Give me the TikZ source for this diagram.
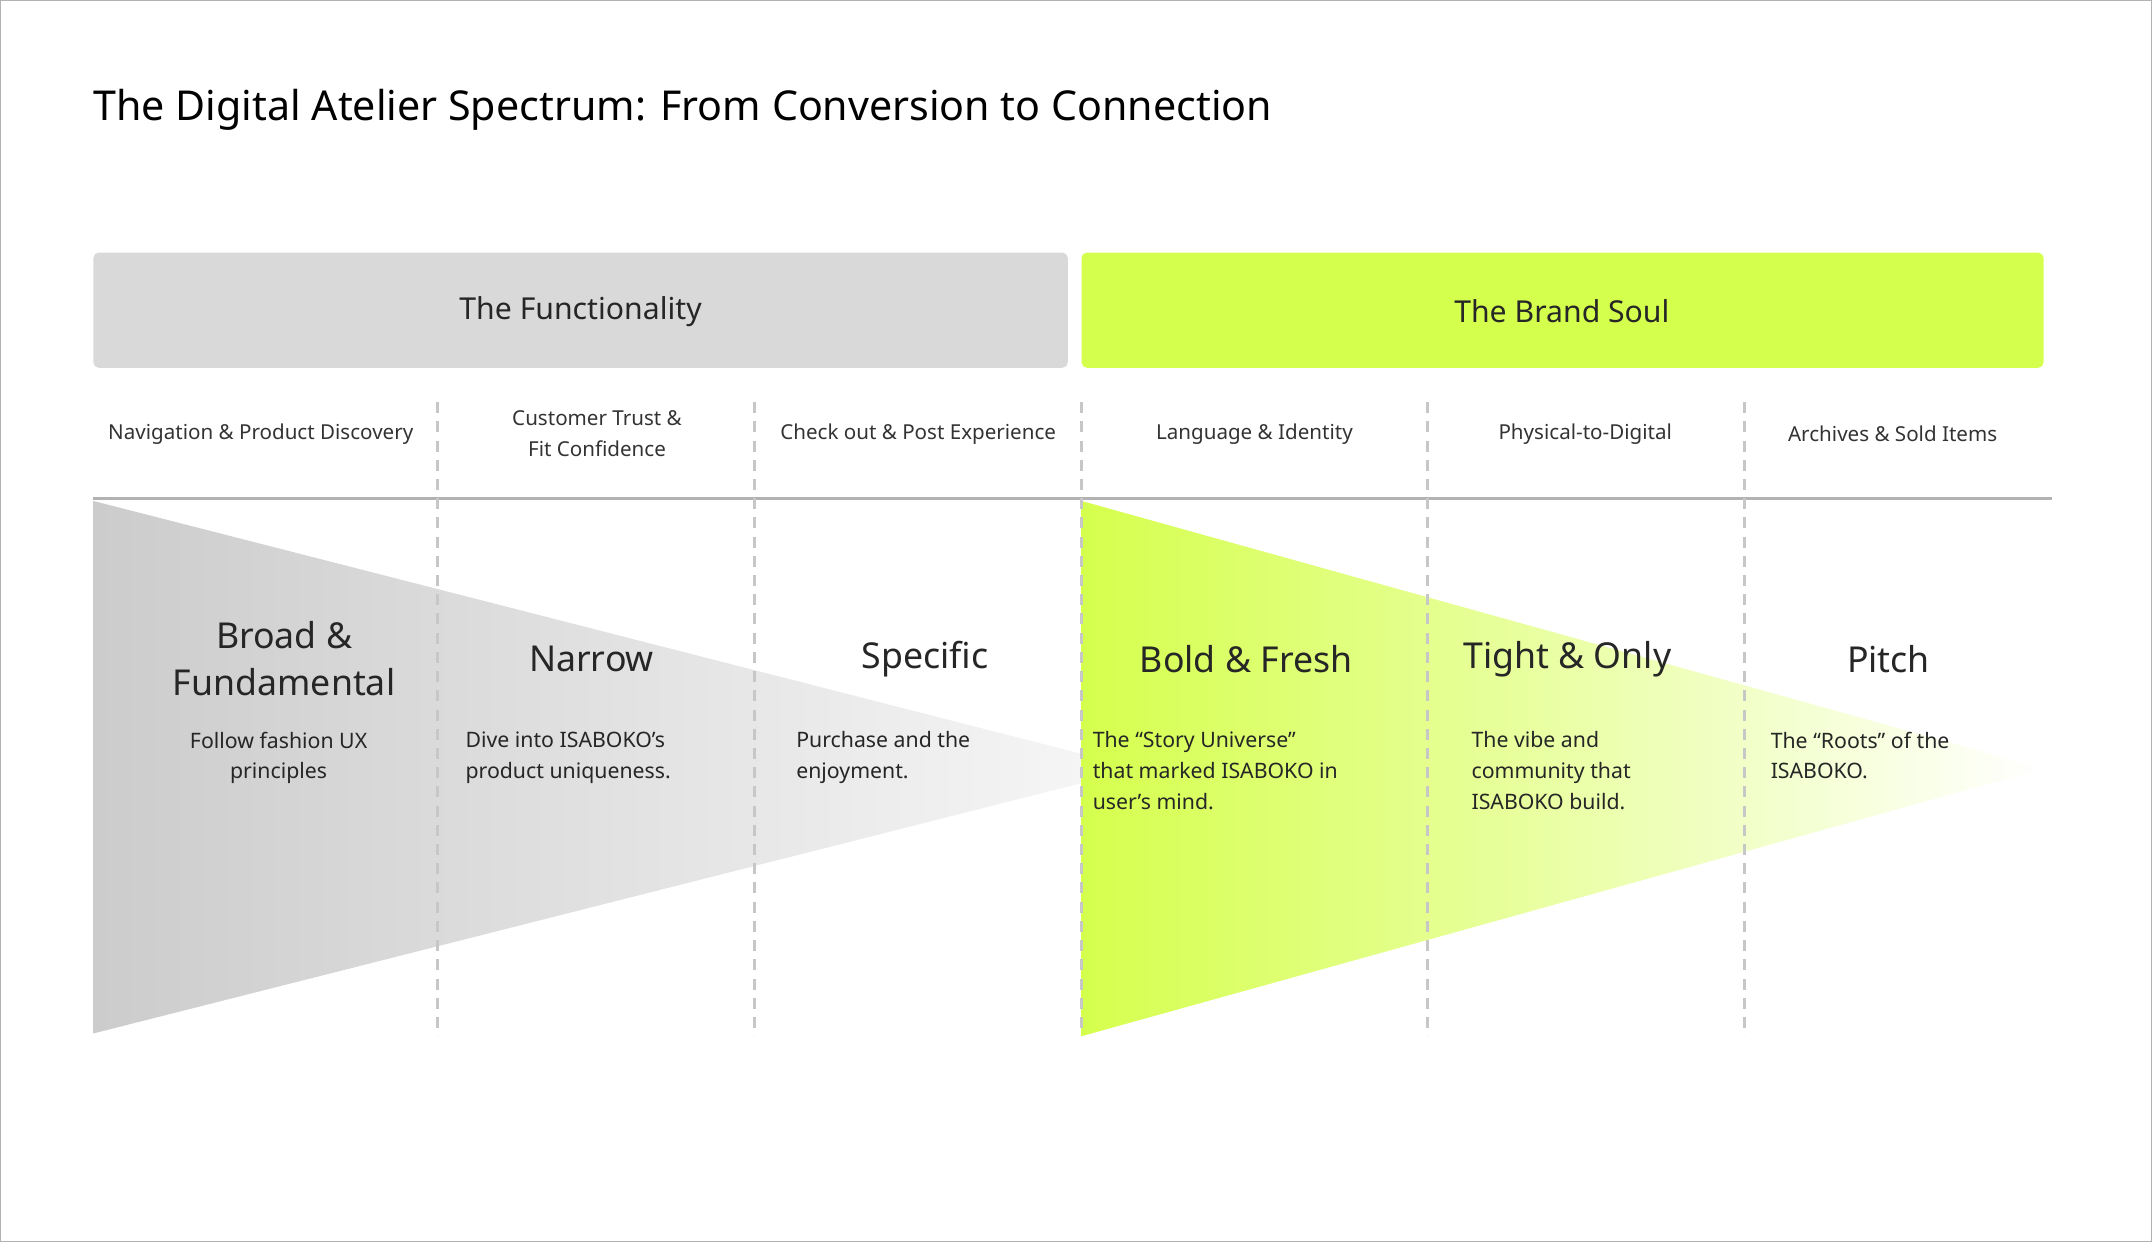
\documentclass[tikz,border=0pt]{standalone}
\usepackage{fontspec}
\setmainfont{Noto Sans}
\begin{document}
\begin{tikzpicture}[x=1pt,y=-1pt,
  hdr/.style={font=\fontsize{22}{26}\selectfont\bfseries,text=black!85},
  col/.style={font=\fontsize{15}{22}\selectfont,text=black!80,align=center},
  big/.style={font=\fontsize{26}{34}\selectfont\bfseries,text=black!85,align=center},
  desc/.style={font=\fontsize{15.5}{22.5}\selectfont,text=black!85,align=left,anchor=north west,inner sep=0},
  dsh/.style={draw=black!22,line width=2.2pt,dash pattern=on 8pt off 6pt}]
\useasboundingbox (0,0) rectangle (1568,905);
\draw[black!30,line width=1pt] (0.5,0.5) rectangle (1567.5,904.5);
\node[anchor=west,font=\fontsize{30}{36}\selectfont\bfseries,inner sep=0] (title) at (68,80) {The Digital Atelier Spectrum: From Conversion to Connection};
\fill[rounded corners=4pt,fill=black!15] (68,184) rectangle (778,268);
\fill[rounded corners=4pt,fill={rgb,255:red,213;green,255;blue,77}] (788,184) rectangle (1489,268);
\node[hdr] (f) at (423,227) {The Functionality};
\node[hdr] (b) at (1138,227) {The Brand Soul};
\node[col] (c1) at (190,316) {Navigation \& Product Discovery};
\node[col] (c2) at (435,316) {Customer Trust \&\\Fit Confidence};
\node[col] (c3) at (669,316) {Check out \& Post Experience};
\node[col] (c4) at (914,316) {Language \& Identity};
\node[col] (c5) at (1155,316) {Physical-to-Digital};
\node[col] (c6) at (1379,316) {Archives \& Sold Items};
\draw[black!30,line width=2pt] (68,363) -- (1495,363);
\shade[left color=black!20,right color=black!3] (68,365) -- (830,560) -- (68,753) -- cycle;
\shade[left color={rgb,255:red,213;green,255;blue,77},right color=white] (788,365) -- (1489,560) -- (788,755) -- cycle;
\foreach \x in {319,550,788,1040,1271} \draw[dsh] (\x,293) -- (\x,755);
\node[big] (h1) at (207,480) {Broad \&\\Fundamental};
\node[big] (h2) at (431,480) {Narrow};
\node[big] (h3) at (674,480) {Specific};
\node[big] (h4) at (908,480) {Bold \& Fresh};
\node[big] (h5) at (1142,480) {Tight \& Only};
\node[big] (h6) at (1376,480) {Pitch};
\node[desc,align=center,anchor=north] (d1) at (203,533) {Follow fashion UX\\principles};
\node[desc] (d2) at (339,533) {Dive into ISABOKO’s\\product uniqueness.};
\node[desc] (d3) at (580,533) {Purchase and the\\enjoyment.};
\node[desc] (d4) at (796,533) {The “Story Universe”\\that marked ISABOKO in\\user’s mind.};
\node[desc] (d5) at (1072,533) {The vibe and\\community that\\ISABOKO build.};
\node[desc] (d6) at (1290,533) {The “Roots” of the\\ISABOKO.};
\end{tikzpicture}
\end{document}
___
#### TASK DESCRIPTION
Leave out the pictures and copy the rest of the material above exactly.

#### THE OUTPUT
Give me the TikZ source for this diagram.
\documentclass[tikz,border=0pt]{standalone}
\usepackage{fontspec}
\setmainfont{Noto Sans}
\begin{document}
\begin{tikzpicture}[x=1pt,y=-1pt,
  hdr/.style={font=\fontsize{22}{26}\selectfont\bfseries,text=black!85},
  col/.style={font=\fontsize{15}{22}\selectfont,text=black!80,align=center},
  big/.style={font=\fontsize{26}{34}\selectfont\bfseries,text=black!85,align=center},
  desc/.style={font=\fontsize{15.5}{22.5}\selectfont,text=black!85,align=left,anchor=north west,inner sep=0},
  dsh/.style={draw=black!22,line width=2.2pt,dash pattern=on 8pt off 6pt}]
\useasboundingbox (0,0) rectangle (1568,905);
\draw[black!30,line width=1pt] (0.5,0.5) rectangle (1567.5,904.5);
\node[anchor=west,font=\fontsize{30}{36}\selectfont\bfseries,inner sep=0] (title) at (68,80) {The Digital Atelier Spectrum: From Conversion to Connection};
\fill[rounded corners=4pt,fill=black!15] (68,184) rectangle (778,268);
\fill[rounded corners=4pt,fill={rgb,255:red,213;green,255;blue,77}] (788,184) rectangle (1489,268);
\node[hdr] (f) at (423,227) {The Functionality};
\node[hdr] (b) at (1138,227) {The Brand Soul};
\node[col] (c1) at (190,316) {Navigation \& Product Discovery};
\node[col] (c2) at (435,316) {Customer Trust \&\\Fit Confidence};
\node[col] (c3) at (669,316) {Check out \& Post Experience};
\node[col] (c4) at (914,316) {Language \& Identity};
\node[col] (c5) at (1155,316) {Physical-to-Digital};
\node[col] (c6) at (1379,316) {Archives \& Sold Items};
\draw[black!30,line width=2pt] (68,363) -- (1495,363);
\shade[left color=black!20,right color=black!3] (68,365) -- (830,560) -- (68,753) -- cycle;
\shade[left color={rgb,255:red,213;green,255;blue,77},right color=white] (788,365) -- (1489,560) -- (788,755) -- cycle;
\foreach \x in {319,550,788,1040,1271} \draw[dsh] (\x,293) -- (\x,755);
\node[big] (h1) at (207,480) {Broad \&\\Fundamental};
\node[big] (h2) at (431,480) {Narrow};
\node[big] (h3) at (674,480) {Specific};
\node[big] (h4) at (908,480) {Bold \& Fresh};
\node[big] (h5) at (1142,480) {Tight \& Only};
\node[big] (h6) at (1376,480) {Pitch};
\node[desc,align=center,anchor=north] (d1) at (203,533) {Follow fashion UX\\principles};
\node[desc] (d2) at (339,533) {Dive into ISABOKO’s\\product uniqueness.};
\node[desc] (d3) at (580,533) {Purchase and the\\enjoyment.};
\node[desc] (d4) at (796,533) {The “Story Universe”\\that marked ISABOKO in\\user’s mind.};
\node[desc] (d5) at (1072,533) {The vibe and\\community that\\ISABOKO build.};
\node[desc] (d6) at (1290,533) {The “Roots” of the\\ISABOKO.};
\end{tikzpicture}
\end{document}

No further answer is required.